Creo que la intervención del presidente de Uruguay, José Mujica, lo explica perfectamente, palabras al alcance de cualquiera pero, al mismo tiempo, con una profundidad a la que sólo pueden aspirar unos pocos. Merece la pena oírlo e, incluso, los españoles podemos hacer el ejercicio de comparar su capacidad retórica e intelectual con la de nuestro presidente, Mariano Rajoy. Tal vez las palabras de Mujica también nos ayuden a reflexionar sobre qué hemos debido hacer tan mal para merecernos lo que tenemos.

(La foto de la Plenaria es mía).

Luz de La Paz

Llegué hace unos días a La Paz y estaré aquí durante unas semanas. Comienza el invierno y el aire se vuelve seco y eléctrico como una tormenta sobre un desierto frío. Durante las noches las narices se atoran y la garganta se reseca; el sueño va y viene a golpe de tragos de agua y trapos húmedos. Cuesta descansar. Pero esos inconvenientes se olvidan cuando, al amanecer, la luz lo baña todo y se convierte en una presencia más por las calles de esta ciudad abigarrada. No es una luz cualquiera. Es una luz que brota del suelo; que cae del cielo; que llega desde las nieves perpetuas del Illimani y la Cordillera Real para imponer su reinado en el altiplano.

La luz de La Paz en el mes de junio es una luz que duele y abrasa; alumbra y prende; baña y seca. Pero, a cambio, purifica la mirada, revela todo lo que los hombres quieren ocultar y ofrece, al caer la tarde, las llamas de un ocaso que darán paso al frío, las estrellas y el vino.

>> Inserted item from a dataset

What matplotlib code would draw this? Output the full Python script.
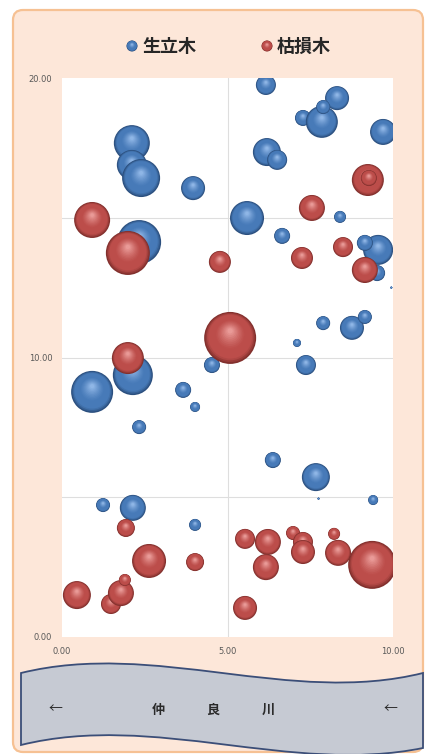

Para todos que aquellos que disfruten de la luz, La Paz es su destino; nuestro destino.

Odio el último día

El último día de cada viaje a La Paz es un día odioso. Es un día de carreras y agobios. Hay que hacer todo lo que no se hizo o no se pudo hacer antes: corretear arriba y abajo buscando algunos detalles para llevar de vuelta a casa; ir a comprar vino y chocolate, mis caprichos preferidos; hay que llamar a los amigos a los que no pude ver, a pesar de que les llamé para avisarles de que había llegado y que me gustaría verlos, para explicarles que me resultó imposible y que quedamos convocados para la próxima visita; hay que despedirse de aquellos que me acompañan en el día y a día y superar el pellizco que uno siente cuando le dicen que estuvo muy poco tiempo y que tiene que volver pronto. En fin, que odio el último día, sus correteos  y sus pesadumbres.

Para sobrellevarlo y no dejar que las premuras sean las que marquen el final de unas estancias que siempre disfruto, suelo reservarme algunos pequeños placeres, que consumen poco tiempo pero que compensan de alguna forma de esos ajetreos: atravesar caminando el bullicio del Prado; saborear un jugo de mandarina en la Plaza del Estudiante; comprar una bolsa de palomitas de dos pesitos junto a la plaza de la UMSA y comerlas calle Arce abajo; acudir a mi “dealer” de películas piratas para que me surta hasta la siguiente visita de buen cine latinoamericano y europeo (le gusta afirmar con orgullo que apenas tiene nada de cine enlatado estadounidense y, si algo tiene, siempre selecto y exclusivo); y, si aún puedo sacar un rato, terminar la tarde tomando una caipirinha y picando algo en La Guinguette, mi resto bar favorito de Sopocachi.

Ayer me dio tiempo a hacer todo eso y, además, a ver caer el sol sobre las nieves del Illimani mientras pensaba en el retorno a mi realidad cotidiana y en el asco que volveré a sentir cada día cuando el gobierno de nuestro país nos mee la cara mientras trata de convencernos de que es lluvia para los brotes verdes; cuando nos mienta instalado en su realidad virtual, ese mátrix azul sólo apto para gaviotas carroñeras alejadas de los valores que trataba de transmitirnos aquel Juan Salvador que nos hacían leer en la escuela; cuando sienta que aún tengo la suerte de que mis viajes sean de ida y vuelta mientras que muchos de mis compatriotas se ven obligados a comprar tan sólo un billete de ida, empujados a la “aventura” y las “oportunidades” de la emigración.

Así que odio el último día en Bolivia pero más odio a quienes convierten el primero en España en un retorno al estercolero.